The length of a top tube determines how far or how close the bars are to you. This dramatically affects your riding.

For example. A small top tube like a 20.25" will make the bike more compact. While a bigger 21.25" will make the bike bigger. (relative to size.) Size charts suggest a top tube and wheel size that will feel average to the rider of the chosen size.
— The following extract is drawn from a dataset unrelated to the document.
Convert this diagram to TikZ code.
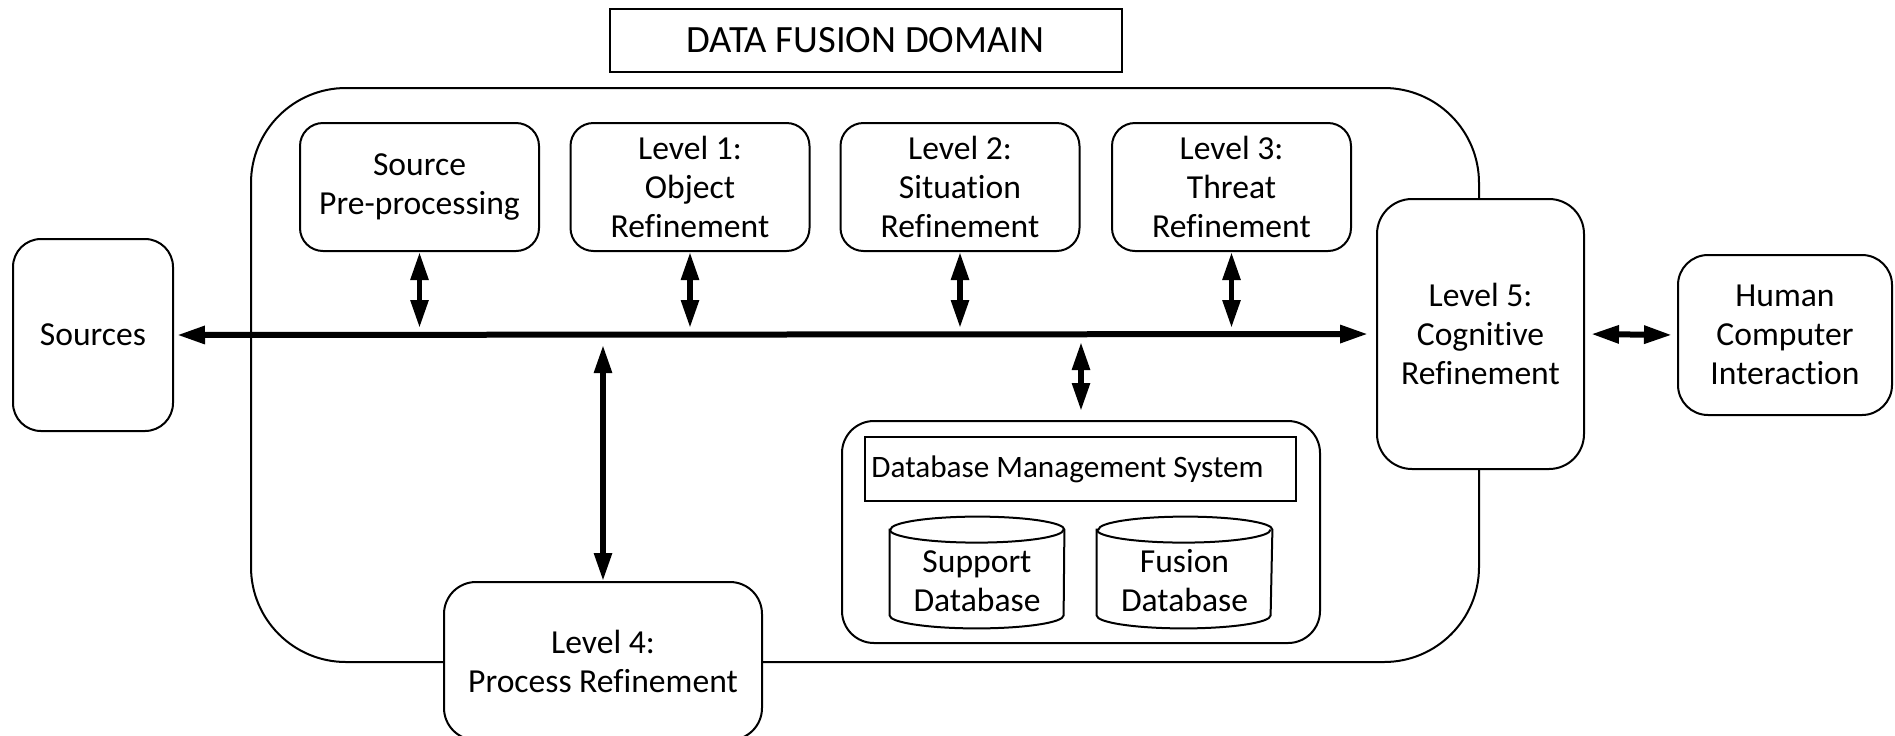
\documentclass[tikz,border=0pt]{standalone}
\usepackage{fontspec}
\setmainfont{Carlito}[Ligatures=NoCommon]
\usetikzlibrary{arrows.meta}
\begin{document}
\begin{tikzpicture}[x=0.5pt,y=-0.5pt,
  every node/.style={font=\fontsize{16.8}{19.5}\selectfont, align=center, inner sep=0pt},
  box/.style={draw, line width=1pt, fill=white, rounded corners=#1},
  lvl/.style={box=11.5pt, minimum width=119.5pt, minimum height=64pt},
  thinline/.style={line width=1pt},
  link/.style={line width=2.8pt, {Triangle[length=14pt,width=8.5pt]}-{Triangle[length=14pt,width=8.5pt]}},
  bus/.style={line width=3pt, {Triangle[length=14pt,width=8.5pt]}-{Triangle[length=14pt,width=8.5pt]}},
  dbend/.style={x radius=43.5pt, y radius=6.5pt}
]
\clip (0,0) rectangle (1895,735);
\fill[white] (0,0) rectangle (1895,735);

% data fusion domain frame and its title
\node[box=47.5pt, minimum width=614pt, minimum height=287pt, fill=none] (dom) at (865,375) {};
\node[draw, line width=1pt, minimum width=256pt, minimum height=31.5pt,
      font=\fontsize{19.3}{22}\selectfont] (title) at (865.5,40.5) {DATA FUSION DOMAIN};

% processing levels along the top
\node[lvl] (spp) at (419.5,187) {Source\\Pre-processing};
\node[lvl] (l1) at (690,187) {Level 1:\\Object\\Refinement};
\node[lvl] (l2) at (960,187) {Level 2:\\Situation\\Refinement};
\node[lvl] (l3) at (1231.5,187) {Level 3:\\Threat\\Refinement};

% sources outside the domain
\node[box=14pt, minimum width=80pt, minimum height=96pt] (src) at (93,335) {Sources};

% database management system
\node[box=16pt, minimum width=239pt, minimum height=111pt] (dbms) at (1081,532) {};
\node[draw, line width=1pt, minimum width=215.5pt, minimum height=32pt] (dbmsbar) at (1080.5,469) {};
\node[anchor=west, font=\fontsize{15.6}{18}\selectfont] (dbmst) at (871,469) {Database Management System};

\node[minimum width=87pt, minimum height=55.5pt] (sdb) at (977,572.5) {};
\draw[thinline, fill=white] ([yshift=-6.5pt]sdb.north west) -- ([yshift=6.5pt]sdb.south west)
  arc[start angle=180, end angle=360, dbend] -- ([yshift=-6.5pt]sdb.north east)
  arc[start angle=0, end angle=180, dbend] -- cycle;
\draw[thinline] ([yshift=-6.5pt]sdb.north west) arc[start angle=180, end angle=360, dbend];
\node (sdbt) at (977,581) {Support\\Database};

\node[minimum width=87.5pt, minimum height=55.5pt] (fdb) at (1184.5,572.5) {};
\draw[thinline, fill=white] ([yshift=-6.5pt]fdb.north west) -- ([yshift=6.5pt]fdb.south west)
  arc[start angle=180, end angle=360, dbend] -- ([yshift=-6.5pt]fdb.north east)
  arc[start angle=0, end angle=180, dbend] -- cycle;
\draw[thinline] ([yshift=-6.5pt]fdb.north west) arc[start angle=180, end angle=360, dbend];
\node (fdbt) at (1184.5,581) {Fusion\\Database};

% level 5 and the human interface
\node[box=17.5pt, minimum width=103.5pt, minimum height=135pt] (l5) at (1480.5,334) {Level 5:\\Cognitive\\Refinement};
\node[box=15pt, minimum width=107pt, minimum height=80pt] (hci) at (1785,335) {Human\\Computer\\Interaction};

% level 4 sits on the lower frame edge
\node[box=16pt, minimum width=159pt, minimum height=79pt] (l4) at (603,661) {Level 4:\\Process Refinement};

% main data bus and its taps
\draw[bus, shorten <=1.5pt, shorten >=4pt] (src.east) -- (l5.west);
\coordinate (busN) at (0,328);
\coordinate (busS) at (0,345);
\coordinate (busD) at (0,342);
\draw[link] (spp.south) -- (spp.south |- busN);
\draw[link] (l1.south) -- (l1.south |- busN);
\draw[link] (l2.south) -- (l2.south |- busN);
\draw[link] (l3.south) -- (l3.south |- busN);
\draw[link] (l4.north |- busS) -- (l4.north);
\draw[link, shorten >=4.5pt] (dbms.north |- busD) -- (dbms.north);
\draw[bus, shorten <=3pt, shorten >=2.5pt] (l5.east) -- (hci.west);
\end{tikzpicture}
\end{document}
I'm 6'4" and it is suggested for me to ride a 21" top tube. The 21" top tube will feel average for me. But let's say I want to have more power over my bike for triple tailwhips. Then I should go down a size to a 20.75". However, if I wanted to ride more trails and have more stability and control I would want to go up to a 21.25" -21.5".

Common Top Tube Sizes

I have seen a number of odd top tube sizes. You could presumably find one in almost every size. Still, the common sizes are 20", 20.25", 20.5", 20.75" and 21" with 21.25" being a little harder to find. When you are shopping for a frame, its best to round up to the closest size. Especially if you are still growing.

Does it really matter?

I have seen a lot of speculation saying that top tube size doesn't really matter. Let me tell you how wrong that is.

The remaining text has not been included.